A proposed gondola connecting Georgetown and Rosslyn across the Potomac River won’t be funded with money from Arlington because other transportation projects, such as Metro and Columbia Pike transit, take priority, the Arlington County Board said Friday.

“Given our identified and pressing transportation needs, along with some ongoing concerns about the long-term value of the gondola, the Board is not in favor of any further funding of the gondola project,” the board’s chairman, Jay Fisette (D), said in a letter to the gondola study committee.

But the project — which has been touted by the Georgetown Business Improvement District, among others, as a cheaper way to get mass transit access between the two booming neighborhoods — is far from dead, Joe Sternlieb, president of the Georgetown BID, said.

“People on this side of the river will continue to have conversations for the next year or so, and if a coalition of regional leaders decide to go forward, we’ll try to re-engage Arlington at that point,” Sternlieb said. “By no means is this a death knell.”

A cable-propelled transit system, like those in Portland, Ore., and connecting New York City’s Roosevelt Island to Manhattan, could serve as an alternative to a Metro station, Sternlieb said.


The six-tenths of a mile between Georgetown and the Rosslyn Metro station attracts 50,000 vehicles per day over the Key Bridge. The bridge’s sidewalks are Arlington County’s busiest, and bicycle commuters often use the bridge as well. Currently, DC Circulator buses, Georgetown University and hospital buses, and Metro and Arlington County buses shuttle over the river multiple times per day.
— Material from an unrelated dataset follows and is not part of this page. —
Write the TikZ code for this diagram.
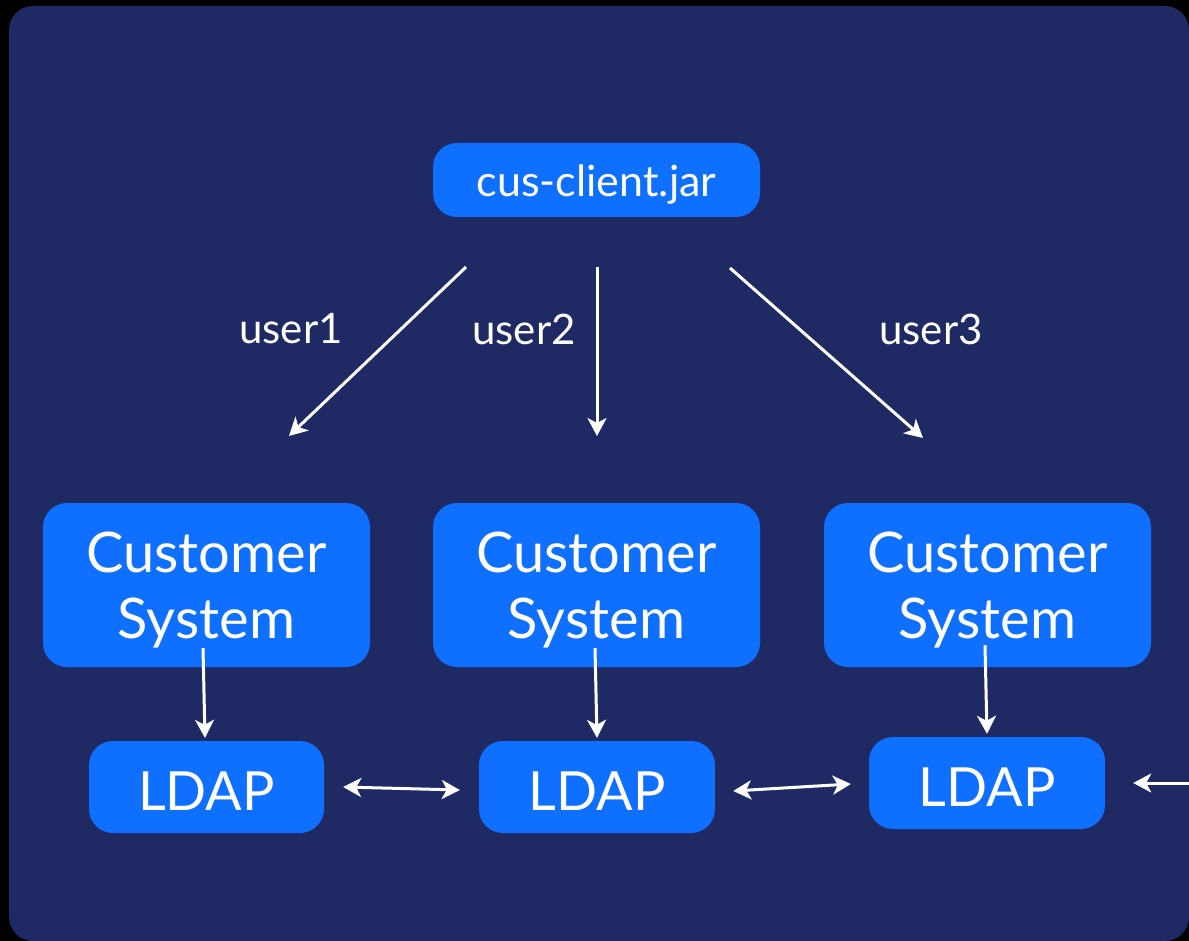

In truth, the participation of the Arlington County Board was extremely unlikely. Even when the board agreed a year ago to kick in $35,000 for a feasibility study, several board members expressed deep skepticism.
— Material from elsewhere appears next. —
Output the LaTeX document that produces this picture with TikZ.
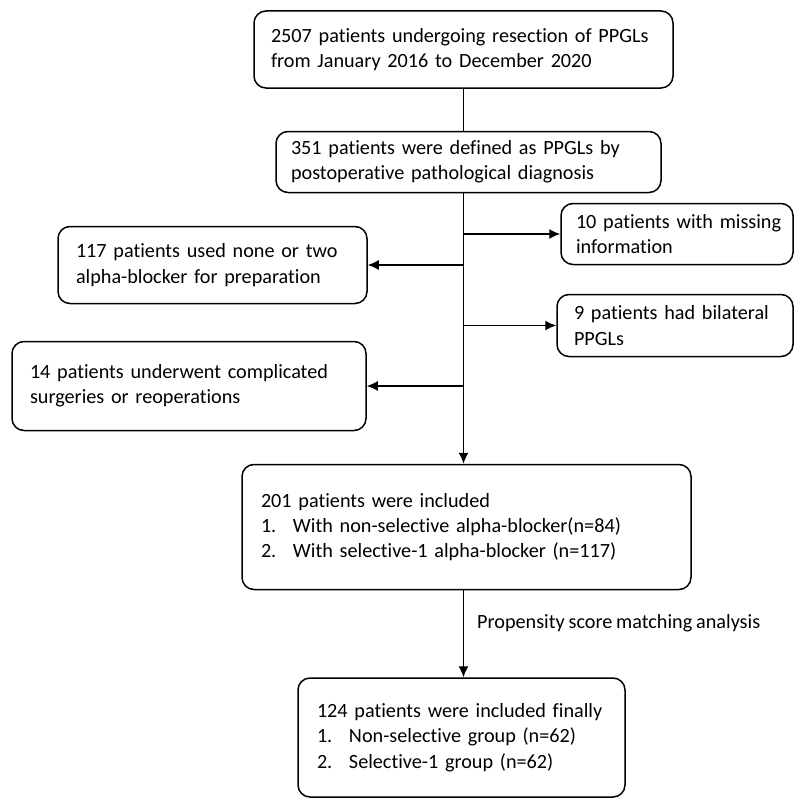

The study, which came out in November, estimated an $80 million to $90 million construction cost for the system over the Potomac at the Key Bridge, as well as $2 million to $3 million in annual operating costs. That weighed heavily on the board, said Vice Chair Katie Cristol (D). But she said it couldn’t compete with more-pressing priorities.

“We want to send a strong signal to folks that Metro and Columbia Pike — that’s where our priorities are in the years ahead,” she said. “If this goes forward with private investment money, we’d be happy to have a conversation about easements, et cetera.”